Les députés ont adopté, ce mercredi 7 mai, la proposition de loi relative à "la lutte contre l’antisémitisme, le racisme, les discriminations, les violences et la haine dans l’enseignement supérieur", portée par Constance Le Grip (Ensemble pour la République) et Pierre Henriet (Horizons). L'examen du texte a été émaillé de fortes tensions entre les différents groupes, certains se renvoyant mutuellement la responsabilité de la montée du racisme et de l'antisémitisme.
Après des tensions particulièrement vives lors du premier jour d'examen dans l'hémicycle, mardi 6 mai, de la proposition de loi relative à "la lutte contre l’antisémitisme, le racisme, les discriminations, les violences et la haine dans l’enseignement supérieur", le texte a finalement été largement adopté (131 voix contre 28), ce mercredi après-midi. Tous les groupes politiques ont voté "pour", à l'exception de ceux de "La France insoumise" et de la "Gauche démocrate et républicaine" qui ont voté "contre".
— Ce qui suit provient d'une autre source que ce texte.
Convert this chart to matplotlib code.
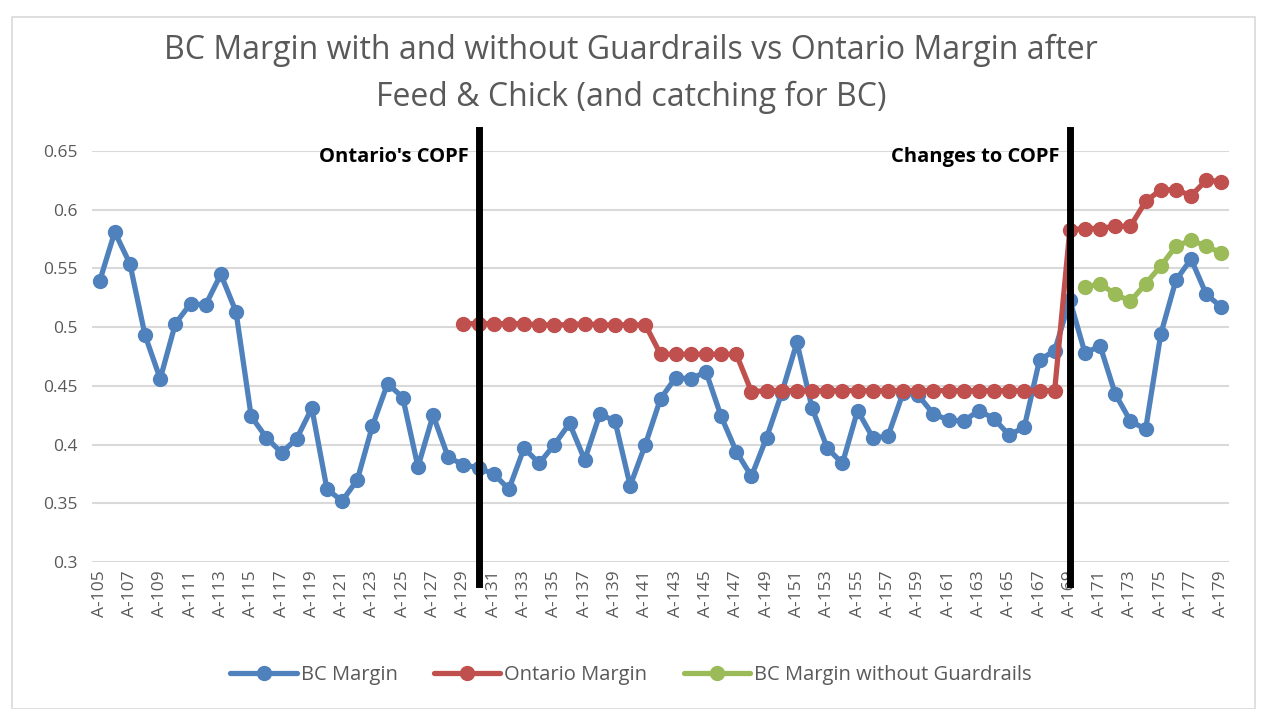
import matplotlib
matplotlib.use("Agg")
import matplotlib.pyplot as plt
from matplotlib.patches import Rectangle
import numpy as np

categories = [f"A-{n}" for n in range(105, 180)]

bc_margin = [0.539, 0.581, 0.554, 0.493, 0.456, 0.503, 0.520, 0.519, 0.545, 0.513,
             0.424, 0.406, 0.393, 0.405, 0.431, 0.362, 0.352, 0.370, 0.416, 0.452,
             0.440, 0.381, 0.425, 0.389, 0.383, 0.380, 0.375, 0.362, 0.397, 0.384,
             0.400, 0.418, 0.387, 0.426, 0.420, 0.365, 0.400, 0.439, 0.457, 0.456,
             0.462, 0.424, 0.394, 0.373, 0.406, 0.444, 0.487, 0.431, 0.397, 0.384,
             0.429, 0.406, 0.407, 0.444, 0.442, 0.426, 0.421, 0.420, 0.429, 0.422,
             0.408, 0.415, 0.472, 0.480, 0.523, 0.478, 0.484, 0.443, 0.420, 0.413,
             0.494, 0.540, 0.558, 0.528, 0.517]

nan = float("nan")
ontario_margin = [nan] * 24 + [
    0.503, 0.503, 0.503, 0.503, 0.503, 0.502, 0.502, 0.502, 0.503, 0.502,
    0.502, 0.502, 0.502, 0.477, 0.477, 0.477, 0.477, 0.477, 0.477, 0.445,
    0.446, 0.446, 0.446, 0.446, 0.446, 0.446, 0.446, 0.446, 0.446, 0.446,
    0.446, 0.446, 0.446, 0.446, 0.446, 0.446, 0.446, 0.446, 0.446, 0.446,
    0.583, 0.584, 0.584, 0.586, 0.586, 0.607, 0.617, 0.617, 0.612, 0.625, 0.624]

bc_no_guardrails = [nan] * 65 + [
    0.534, 0.537, 0.528, 0.522, 0.537, 0.552, 0.569, 0.574, 0.569, 0.563]

yticks = [0.3, 0.35, 0.4, 0.45, 0.5, 0.55, 0.6, 0.65]
ytick_labels = ["0.3", "0.35", "0.4", "0.45", "0.5", "0.55", "0.6", "0.65"]

event_positions = ["A-130", "A-169"]
event_labels = ["Ontario's COPF", "Changes to COPF"]

title = "BC Margin with and without Guardrails vs Ontario Margin after\nFeed & Chick (and catching for BC)"

plt.rcParams['font.family'] = ['Open Sans', 'DejaVu Sans']

W, H = 1262, 709
fig = plt.figure(figsize=(W / 100, H / 100), dpi=100)
fig.patches.append(Rectangle((12 / W, 0.0), (1255 - 12) / W, 1 - 17 / H,
                             transform=fig.transFigure, fill=False,
                             edgecolor="#D9D9D9", linewidth=1.2))

ax = fig.add_axes([92 / W, 1 - 562 / H, (1229 - 92) / W, (562 - 151) / H])

x = np.arange(len(categories))
blue, red, green = "#4F81BD", "#C0504D", "#9BBB59"
kw = dict(linewidth=3.8, marker="o", markersize=10, solid_capstyle="round")
ax.plot(x, bc_margin, color=blue, label="BC Margin", **kw)
ax.plot(x, ontario_margin, color=red, label="Ontario Margin", **kw)
ax.plot(x, bc_no_guardrails, color=green, label="BC Margin without Guardrails", **kw)

ax.set_xlim(-0.5, len(categories) - 0.5)
ax.set_ylim(0.3, 0.65)
ax.set_yticks(yticks)
ax.set_yticklabels(ytick_labels)
ax.set_xticks(x[::2])
ax.set_xticklabels(categories[::2], rotation=90)
ax.tick_params(axis="both", length=0, colors="#595959", labelsize=12.5)
ax.tick_params(axis="y", pad=10)
ax.tick_params(axis="x", pad=6)
ax.grid(axis="y", color="#D9D9D9", linewidth=1.5)
ax.set_axisbelow(True)
for s in ax.spines.values():
    s.set_visible(False)

# vertical event lines
for pos, lab in zip(event_positions, event_labels):
    xi = categories.index(pos)
    ax.plot([xi, xi], [0.2815, 0.668], color="black", linewidth=5,
            clip_on=False, zorder=5)
    ax.text(xi - 0.65, 0.6445, lab, ha="right", va="center", fontsize=14.5,
            fontweight="bold", color="black", family=["Open Sans", "DejaVu Sans"])

fig.text(0.5, 1 - 50 / H, title.split("\n")[0], ha="center", va="center",
         fontsize=23, color="#595959")
fig.text(0.5, 1 - 97 / H, title.split("\n")[1], ha="center", va="center",
         fontsize=23, color="#595959")

leg = fig.legend(loc="center", bbox_to_anchor=(0.5, 1 - 675 / H), ncol=3,
                 frameon=False, fontsize=14.5, handlelength=3.3,
                 columnspacing=1.8, handletextpad=0.2)
for t in leg.get_texts():
    t.set_color("#595959")

fig.savefig("out.png", dpi=100)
À l'issue de son examen à l'Assemblée, la proposition de loi prévoit d'intégrer la formation à la lutte contre l'antisémitisme et le racisme aux missions des établissements scolaires et d'enseignement supérieur. Cette formation à ces enjeux serait obligatoire pour les enseignants et personnels d'éducation. Le texte renforce aussi les règles en créant une mission "Egalité et diversité" dans chaque établissement, avec une obligation de signalement des actes antisémites pour les présidents d'établissement et l'ensemble des personnels.
C'est la question de l'instance fondée à prononcer des sanctions qui a particulièrement animé les échanges, ce mercredi, dans l'hémicycle. Les rapporteurs, Constance Le Grip (Ensemble pour la République) et Pierre Henriet (Horizons), ont en effet présenté un amendement de rétablissement de l'article 3, supprimé en commission et relatif aux sanctions disciplinaires. Cet article dispose que "dans chaque région académique, une section disciplinaire commune aux établissements publics à caractère scientifique, culturel et professionnel est créée par le recteur de région académique".
Le ministre chargé de l'Enseignement supérieur et de la Recherche, Philippe Baptiste, a précisé que cette commission ne pourrait être saisie que par le président ou directeur d'établissement quand ce dernier ferait le choix de dépayser la procédure disciplinaire et de ne pas la cantonner à l'établissement même. Et le ministre d'évoquer par là-même une disposition "parfaitement conforme à la liberté et à l'autonomie des établissements". Louis Boyard (La France insoumise) a, quant à lui, critiqué une instance "arbitraire" qui n'aurait "aucun cadrage juridique", dont les modalités pourraient être modifiées par décret et donc, d'après lui, servir de bras armé contre les étudiants politisés. Plus spécifiquement, le député LFI a fait référence aux étudiants protestant contre la situation à Gaza, dont les mobilisations risqueraient, selon ses mots, d'être "réprimées", en même temps que le "droit fondamental" à manifester remis en cause.
Caroline Yadan (Ensemble pour la République) a, au contraire, soutenu le rétablissement de l'article, évitant selon elle que des "citadelles idéologiques" constituées au sein de certaines universités ne "soient juge et partie". L'article 3 a finalement été réintégré au texte par l'adoption de l'amendement des rapporteurs.
À Louis Boyard qui reprochait par ailleurs au texte de n'engager aucun moyen pour financer la lutte contre le racisme et l'antisémitisme dans l'enseignement supérieur, le ministre Philippe Baptiste a répondu que "flécher des moyens spécifiquement sur telle ou telle action" reviendrait à remettre en cause l'autonomie des établissements. "Leur attribuer la mission, c'est absolument essentiel, ils devront y répondre, et pour ça, ils bénéficieront d'une enveloppe globale, et c'est à eux de faire les choix et de porter [leur] stratégie", a aussi expliqué le ministre.
"Il n'est pas possible de déconnecter les sujets que nous avons évoqués collectivement depuis hier de la question des moyens", a estimé Emmanuel Grégoire (Socialistes), qui a cependant voté la proposition de loi. "À droit constant, si les universités disposaient de plus de moyens, elles pourraient infiniment mieux et plus lutter contre l'antisémitisme, le racisme et les discriminations", a-t-il néanmoins insisté.
D'abord présenté et adopté au Sénat, le texte - initialement dédié à "la lutte contre l'antisémitisme dans l'enseignement supérieur" et dont le champ a donc été élargi à l'Assemblée nationale - va maintenant faire l'objet d'une commission mixte paritaire (CMP) pour tenter d'élaborer une version commune aux deux Chambres du Parlement.